I might add that with the tax credit and my other sister-in-law's GM employee discount, my Bolt was the first car I've purchased in my 68 years of life that was cheap enough for me to pay cash. This is the type of EV America needs and I hope GM gets it back into production before too long.
It is clear that business as usual was not the right choice over the last decade, and it’s not going to be the right choice in the next decade either. Relying on the age-old gamesmanship of trying to block new entrants to the market, delay change, and refuse to respond to consumer demand is not going to work for the automakers, especially in a globalized auto market where if you don’t make it, someone else will.
This isn’t to say that everyone in the auto industry is bad. There are plenty of people and even companies who “get it.”
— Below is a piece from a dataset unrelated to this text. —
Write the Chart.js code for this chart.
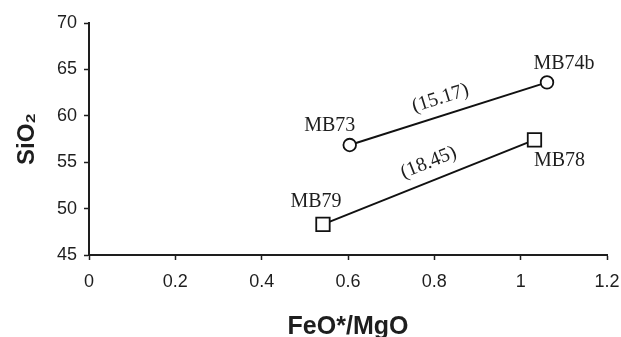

While BMW, VW and Renault just complained about EU regulations, the EU automakers’ association ACEA said “we are not contesting 2035… now we must get down to it.” And several automakers have stepped up to defend California’s regulations (including, oddly, both BMW and VW, two who are complaining about EU regulations now).
Frankly, I’ve long said that I don’t care who makes EVs, and that whoever makes them deserves the win. I’d prefer if my country got it together and did something that would benefit its competitiveness long term, but as a living creature on this Earth, my primary interest (and yours as well) is in solving the climate crisis. If we refuse to offer more efficient choices and China does, then China will have demonstrated that it deserves the win. If you don’t like that, then don’t hand it to them.